- [Provided data]:

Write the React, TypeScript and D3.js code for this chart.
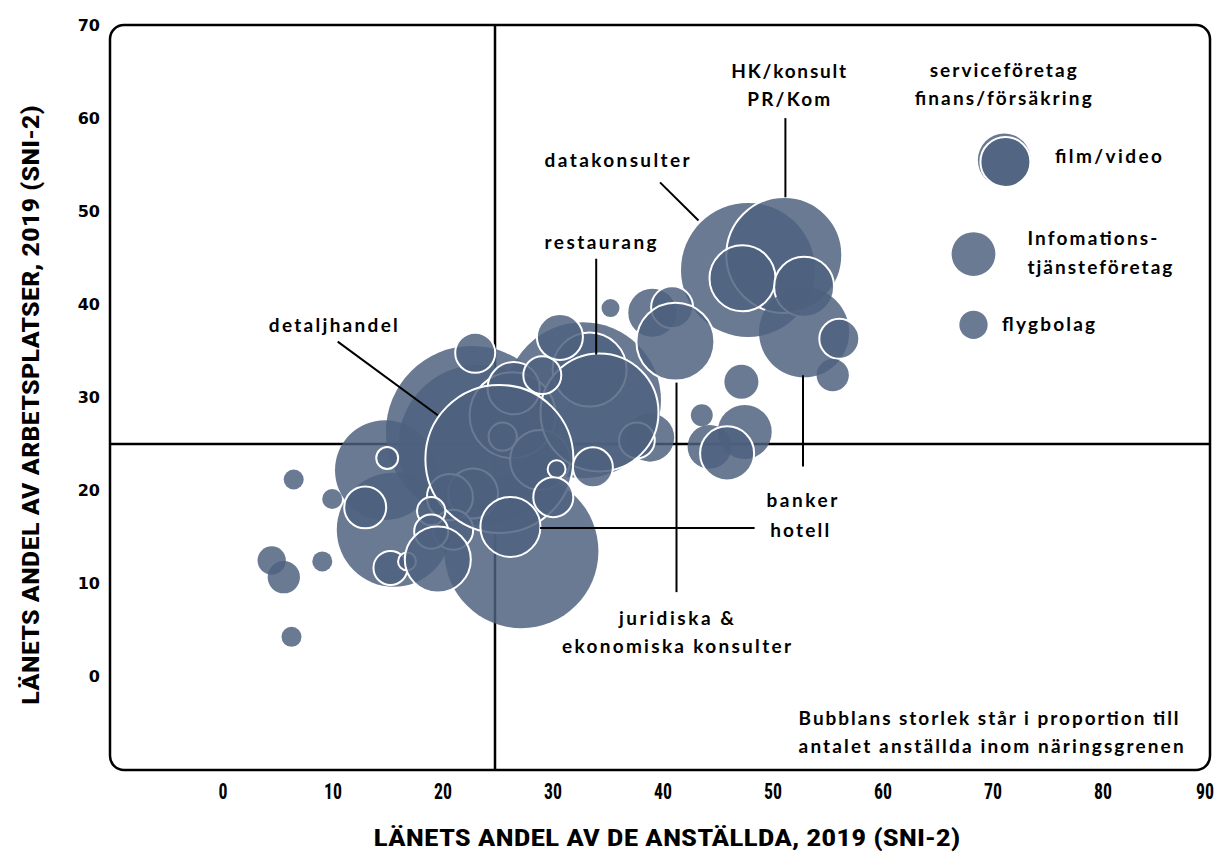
import React from 'react';
import * as d3 from 'd3';

// ---------- data (draw order = array order) ----------
const bubbleIds = [
  'bg-a', 'bg-b', 'bg-c', 'bg-d', 'big-low', 'rest-bg',
  'datakonsulter', 'HK/konsult', 'PR/Kom', 'serviceföretag', 'banker', 'finans/försäkring',
  'r1', 'r2', 'r3', 'r4', 'r5', 'r6',
  'm1', 'm2', 'm3', 'juridiska & ekonomiska konsulter', 'm4', 'm5', 'm6',
  'c1', 'c2', 'c3', 'c4', 'c5', 'c6', 'c7', 'c8',
  'restaurang', 'detaljhandel',
  'c9', 'c10', 'c11', 'c12', 'c13', 'hotell',
  'l1', 'l2', 'l3', 'l4', 'l5', 'l6', 'l7',
  'o1', 'o2', 'o3', 'o4', 'o5', 'o6',
  'film-bg', 'film/video', 'Infomationstjänsteföretag', 'flygbolag',
];
const xValues = [
  22.9, 23.5, 15.0, 15.8, 27.4, 33.0,
  48.0, 51.3, 47.5, 53.1, 53.1, 56.3,
  55.7, 47.4, 43.8, 47.7, 44.5, 46.1,
  39.3, 41.1, 35.5, 41.4, 39.1, 37.9, 33.6,
  26.6, 25.7, 23.0, 20.9, 29.1, 21.2, 26.7, 23.2,
  34.5, 25.4,
  29.3, 30.9, 33.9, 30.6, 30.3, 26.4,
  15.2, 13.2, 15.5, 17.0, 19.2, 19.2, 19.8,
  6.7, 10.2, 9.3, 4.7, 5.8, 6.5,
  71.3, 71.4, 68.5, 68.5,
];
const yValues = [
  26.3, 24.9, 22.2, 15.8, 13.5, 29.7,
  43.7, 45.3, 42.8, 41.9, 37.0, 36.3,
  32.4, 31.7, 28.1, 26.3, 24.7, 24.0,
  39.1, 39.7, 39.6, 36.0, 25.7, 25.4, 33.0,
  28.1, 25.8, 19.7, 19.3, 23.3, 15.8, 31.0, 34.8,
  28.4, 23.4,
  32.4, 36.5, 22.5, 22.3, 19.3, 16.1,
  23.5, 18.2, 11.7, 12.4, 17.8, 15.6, 12.6,
  21.2, 19.1, 12.4, 12.5, 10.7, 4.3,
  55.5, 55.3, 45.4, 37.8,
];
const sizes = [
  74.0, 64.0, 25.0, 32.5, 59.3, 60.8,
  44.9, 33.6, 10.9, 9.0, 20.3, 4.0,
  2.6, 2.9, 1.2, 7.3, 4.8, 7.3,
  6.25, 4.4, 1.0, 15.2, 5.8, 3.2, 13.7,
  18.5, 2.0, 6.25, 5.3, 9.0, 4.0, 6.8, 4.0,
  34.8, 54.8,
  3.6, 5.3, 4.0, 0.8, 4.0, 9.0,
  1.2, 4.4, 2.9, 0.8, 2.0, 2.9, 10.9,
  1.0, 1.0, 1.0, 2.0, 2.6, 1.0,
  7.0, 6.25, 4.8, 2.0,
];

// bubbles drawn without the white border
const noBorder = new Set([
  'bg-a', 'bg-b', 'bg-c', 'bg-d', 'big-low', 'rest-bg', 'datakonsulter', 'banker',
  'r1', 'r2', 'r3', 'r4', 'r5', 'm4', 'o1', 'o2', 'o3', 'o4', 'o5', 'o6',
  'film-bg', 'Infomationstjänsteföretag', 'flygbolag',
]);

const xTicks = [0, 10, 20, 30, 40, 50, 60, 70, 80, 90];
const yTicks = [0, 10, 20, 30, 40, 50, 60, 70];
const xTitle = 'LÄNETS ANDEL AV DE ANSTÄLLDA, 2019 (SNI-2)';
const yTitle = 'LÄNETS ANDEL AV ARBETSPLATSER, 2019 (SNI-2)';
const quadrantX = 25;
const quadrantY = 25;

// annotation labels: text, anchor point (data units), text anchor, width
const labelTexts = [
  'datakonsulter', 'HK/konsult', 'PR/Kom', 'serviceföretag', 'finans/försäkring',
  'film/video', 'Infomations-', 'tjänsteföretag', 'flygbolag', 'restaurang', 'detaljhandel',
  'banker', 'hotell', 'juridiska &', 'ekonomiska konsulter',
  'Bubblans storlek står i proportion till', 'antalet anställda inom näringsgrenen',
];
const labelX = [36.1, 51.7, 51.7, 71.2, 71.2, 75.9, 73.4, 73.4, 71.1, 34.6, 10.3, 52.9, 52.7, 41.5, 41.5, 52.6, 52.6];
const labelY = [54.75, 64.3, 61.3, 64.4, 61.4, 55.2, 46.4, 43.3, 37.1, 46.0, 37.0, 18.2, 15.0, 5.6, 2.6, -5.2, -8.2];
const labelAnchor = ['middle', 'middle', 'middle', 'middle', 'middle', 'start', 'start', 'start', 'start', 'middle', 'middle', 'middle', 'middle', 'middle', 'middle', 'start', 'start'];
const labelWidth = [145, 115, 83, 147, 177, 107, 130, 145, 93, 112, 129, 71, 59, 115, 229, 380, 385];

// leader lines [x1, y1, x2, y2] in data units
const leaders = [
  [40.0, 53.1, 43.5, 49.0],
  [51.4, 60.0, 51.4, 51.5],
  [34.2, 44.9, 34.2, 34.6],
  [10.7, 36.0, 19.8, 28.1],
  [53.0, 32.4, 53.0, 22.6],
  [29.1, 16.0, 48.6, 16.0],
  [41.5, 31.6, 41.5, 9.1],
];

export default function App() {
  const W = 1222;
  const H = 855;
  const x = d3.scaleLinear().domain([-10, 90]).range([110, 1210]);
  const y = d3.scaleLinear().domain([-10, 70]).range([770, 25]);
  const r = d3.scaleSqrt().domain([0, 100]).range([0, 100]);
  const fill = '#4e617e';
  const labelFont = "Lato, 'Open Sans', sans-serif";
  const narrowFont = "'Liberation Sans Narrow', 'Roboto Condensed', Roboto, sans-serif";

  return (
    <svg width={W} height={H} style={{ position: 'absolute', left: 0, top: 0, background: '#fff' }}>
      <rect x={x(-10)} y={y(70)} width={x(90) - x(-10)} height={y(-10) - y(70)} rx={14} ry={14}
        fill="#fff" stroke="#000" strokeWidth={2.5} />
      {/* quadrant lines */}
      <line x1={x(quadrantX)} x2={x(quadrantX)} y1={y(70)} y2={y(-10)} stroke="#000" strokeWidth={2.5} />
      <line x1={x(-10)} x2={x(90)} y1={y(quadrantY)} y2={y(quadrantY)} stroke="#000" strokeWidth={2.5} />

      {/* bubbles */}
      {bubbleIds.map((id, i) => (
        <circle key={id} cx={x(xValues[i])} cy={y(yValues[i])} r={r(sizes[i])}
          fill={fill} fillOpacity={0.84}
          stroke={noBorder.has(id) ? 'none' : '#fff'} strokeWidth={2} />
      ))}

      {/* leader lines */}
      {leaders.map((l, i) => (
        <line key={i} x1={x(l[0])} y1={y(l[1])} x2={x(l[2])} y2={y(l[3])} stroke="#000" strokeWidth={2} />
      ))}

      {/* labels */}
      {labelTexts.map((t, i) => (
        <text key={t} x={x(labelX[i])} y={y(labelY[i])} textAnchor={labelAnchor[i]}
          fontFamily={labelFont} fontWeight={700} fontSize={19} fill="#000"
          textLength={labelWidth[i]} lengthAdjust="spacing">{t}</text>
      ))}

      {/* y ticks */}
      {yTicks.map((t) => (
        <text key={t} x={100} y={y(t)} dy="0.35em" textAnchor="end"
          fontFamily="'DejaVu Sans', Verdana, sans-serif" fontWeight={700} fontSize={16} fill="#000">{t}</text>
      ))}
      {/* x ticks */}
      {xTicks.map((t) => (
        <text key={t} x={x(t) + (t === 90 ? -5 : 3)} y={799} textAnchor="middle"
          fontFamily={narrowFont} fontWeight={700} fontSize={22} fill="#000"
          textLength={String(t).length * 9} lengthAdjust="spacingAndGlyphs">{t}</text>
      ))}

      {/* axis titles */}
      <text x={667} y={846} textAnchor="middle" fontFamily={narrowFont} fontWeight={700} fontSize={24}
        textLength={587} lengthAdjust="spacingAndGlyphs">{xTitle}</text>
      <text transform={`translate(39, 405) rotate(-90)`} textAnchor="middle" fontFamily={narrowFont}
        fontWeight={700} fontSize={24} textLength={600} lengthAdjust="spacingAndGlyphs">{yTitle}</text>
    </svg>
  );
}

- [Given instruction]: Quote, please, every line of the material above from its start through the line that has "import * as d3 from 'd3';", reproducing the words exactly and dropping any images.

- [Answer to the problem]:
Write the React, TypeScript and D3.js code for this chart.
import React from 'react';
import * as d3 from 'd3';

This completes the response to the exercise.